The tools change. The path changes. The problems change. Experience doesn't.
We help eng leaders separate what AI actually automates from what they still need humans for.
There's no strong reason to think so. The fear assumes that if AI does the junior tasks, no one accumulates the experience to become senior. But seniority was never about repeating a fixed set of tasks. The field has automated, outsourced, and abstracted away whole categories of work before, assembly, manual memory management, racking servers, and kept producing seniors. The path changes; the people still climb it.
If AI does junior work, how do juniors become senior?
The same way every generation did: by solving the hardest problems available to them, which are no longer the problems we solved. A junior in 1998 didn't earn seniority by writing assembly; that work was already gone. They earned it on the web stack of their day. Today's juniors won't become senior by hand-writing the code an agent now writes. They'll do it by owning the systems built on top of agents, the part that's still hard.
Does automating junior tasks break the engineering talent pipeline?

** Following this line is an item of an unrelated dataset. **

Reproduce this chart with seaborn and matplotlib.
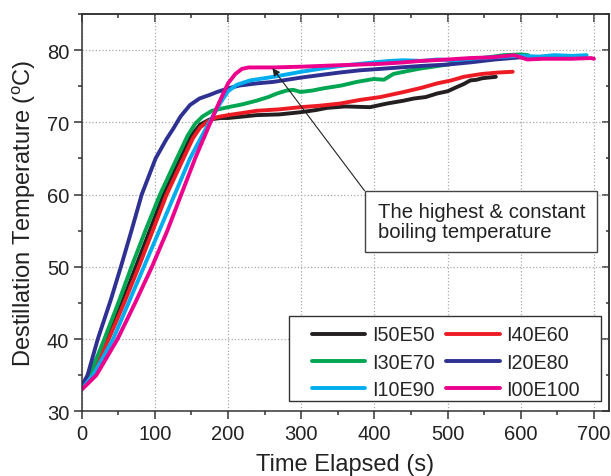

Only if you believe the pipeline is a fixed sequence of tasks you must personally perform in order. It isn't. Garbage collection removed manual memory management from most engineers' daily work, and the industry produced more capable engineers afterward, not fewer. Removing a layer of toil has historically freed people to work at a higher level sooner, not blocked them from advancing.
What does seniority in engineering actually come from?
Judgment under uncertainty. Knowing what to build, what to skip, where systems break, and how to make a call when the data is incomplete. None of that is a specific tool or task; it's what accumulates from solving real problems with real consequences. AI changes which problems are hard and which tools you reach for. It doesn't change the thing experience is actually made of.